▸ PROBLEM STATEMENT
Please restate, exactly as written, the lines running from the beginning of the material through the line that has "var xTitle = 'Seasonal Period (Generation)';" in it.

▸ DATA SECTION
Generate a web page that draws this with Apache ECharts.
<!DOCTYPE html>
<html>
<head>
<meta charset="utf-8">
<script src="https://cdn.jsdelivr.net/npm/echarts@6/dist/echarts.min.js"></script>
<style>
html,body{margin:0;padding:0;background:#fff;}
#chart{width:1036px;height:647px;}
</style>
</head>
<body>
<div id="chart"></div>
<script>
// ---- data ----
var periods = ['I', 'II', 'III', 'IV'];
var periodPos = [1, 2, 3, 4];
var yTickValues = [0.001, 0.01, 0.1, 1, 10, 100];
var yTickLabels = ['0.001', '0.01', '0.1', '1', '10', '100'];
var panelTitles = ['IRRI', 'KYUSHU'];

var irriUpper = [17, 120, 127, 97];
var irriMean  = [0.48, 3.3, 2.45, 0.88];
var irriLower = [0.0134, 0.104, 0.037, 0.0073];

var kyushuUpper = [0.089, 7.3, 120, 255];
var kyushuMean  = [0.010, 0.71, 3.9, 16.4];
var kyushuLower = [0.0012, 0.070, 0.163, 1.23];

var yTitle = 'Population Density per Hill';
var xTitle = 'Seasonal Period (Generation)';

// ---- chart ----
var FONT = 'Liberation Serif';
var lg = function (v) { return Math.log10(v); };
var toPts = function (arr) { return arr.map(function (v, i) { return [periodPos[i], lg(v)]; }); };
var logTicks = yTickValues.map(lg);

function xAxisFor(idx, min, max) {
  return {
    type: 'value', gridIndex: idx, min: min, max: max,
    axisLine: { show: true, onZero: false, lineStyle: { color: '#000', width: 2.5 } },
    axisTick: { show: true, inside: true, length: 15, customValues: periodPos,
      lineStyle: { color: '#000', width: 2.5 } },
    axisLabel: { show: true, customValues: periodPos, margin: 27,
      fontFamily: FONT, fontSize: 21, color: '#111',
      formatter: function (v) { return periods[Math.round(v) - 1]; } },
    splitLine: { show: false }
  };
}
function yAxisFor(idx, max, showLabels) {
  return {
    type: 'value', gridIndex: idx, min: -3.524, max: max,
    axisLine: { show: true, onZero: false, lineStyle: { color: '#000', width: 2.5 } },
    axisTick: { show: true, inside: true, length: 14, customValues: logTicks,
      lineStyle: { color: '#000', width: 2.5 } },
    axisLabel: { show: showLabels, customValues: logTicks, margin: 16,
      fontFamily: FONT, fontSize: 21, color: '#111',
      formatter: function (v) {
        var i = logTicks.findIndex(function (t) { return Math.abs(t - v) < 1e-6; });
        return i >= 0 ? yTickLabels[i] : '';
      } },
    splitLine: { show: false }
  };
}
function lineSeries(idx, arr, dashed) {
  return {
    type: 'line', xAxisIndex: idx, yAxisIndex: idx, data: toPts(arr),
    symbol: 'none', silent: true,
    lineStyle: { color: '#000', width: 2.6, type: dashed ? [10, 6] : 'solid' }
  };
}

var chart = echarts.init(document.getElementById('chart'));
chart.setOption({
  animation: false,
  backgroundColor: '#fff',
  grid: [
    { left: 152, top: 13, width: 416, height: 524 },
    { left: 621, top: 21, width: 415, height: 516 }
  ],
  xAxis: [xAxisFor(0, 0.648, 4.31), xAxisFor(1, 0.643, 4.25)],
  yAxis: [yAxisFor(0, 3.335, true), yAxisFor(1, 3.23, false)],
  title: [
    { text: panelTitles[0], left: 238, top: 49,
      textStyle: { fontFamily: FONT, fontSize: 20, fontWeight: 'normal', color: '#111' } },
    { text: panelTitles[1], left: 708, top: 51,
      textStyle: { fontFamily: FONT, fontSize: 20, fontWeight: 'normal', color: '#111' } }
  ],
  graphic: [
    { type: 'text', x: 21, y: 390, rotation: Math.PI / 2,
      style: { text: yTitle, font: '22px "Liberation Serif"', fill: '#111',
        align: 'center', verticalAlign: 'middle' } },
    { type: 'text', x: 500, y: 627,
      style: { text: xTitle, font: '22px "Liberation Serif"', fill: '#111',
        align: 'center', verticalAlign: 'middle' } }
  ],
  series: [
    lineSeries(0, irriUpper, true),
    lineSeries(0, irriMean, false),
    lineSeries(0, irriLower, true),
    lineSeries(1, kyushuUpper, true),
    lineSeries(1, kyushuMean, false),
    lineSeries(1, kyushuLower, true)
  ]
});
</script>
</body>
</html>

▸ EXERCISE RESULT
Generate a web page that draws this with Apache ECharts.
<!DOCTYPE html>
<html>
<head>
<meta charset="utf-8">
<script src="https://cdn.jsdelivr.net/npm/echarts@6/dist/echarts.min.js"></script>
<style>
html,body{margin:0;padding:0;background:#fff;}
#chart{width:1036px;height:647px;}
</style>
</head>
<body>
<div id="chart"></div>
<script>
// ---- data ----
var periods = ['I', 'II', 'III', 'IV'];
var periodPos = [1, 2, 3, 4];
var yTickValues = [0.001, 0.01, 0.1, 1, 10, 100];
var yTickLabels = ['0.001', '0.01', '0.1', '1', '10', '100'];
var panelTitles = ['IRRI', 'KYUSHU'];

var irriUpper = [17, 120, 127, 97];
var irriMean  = [0.48, 3.3, 2.45, 0.88];
var irriLower = [0.0134, 0.104, 0.037, 0.0073];

var kyushuUpper = [0.089, 7.3, 120, 255];
var kyushuMean  = [0.010, 0.71, 3.9, 16.4];
var kyushuLower = [0.0012, 0.070, 0.163, 1.23];

var yTitle = 'Population Density per Hill';
var xTitle = 'Seasonal Period (Generation)';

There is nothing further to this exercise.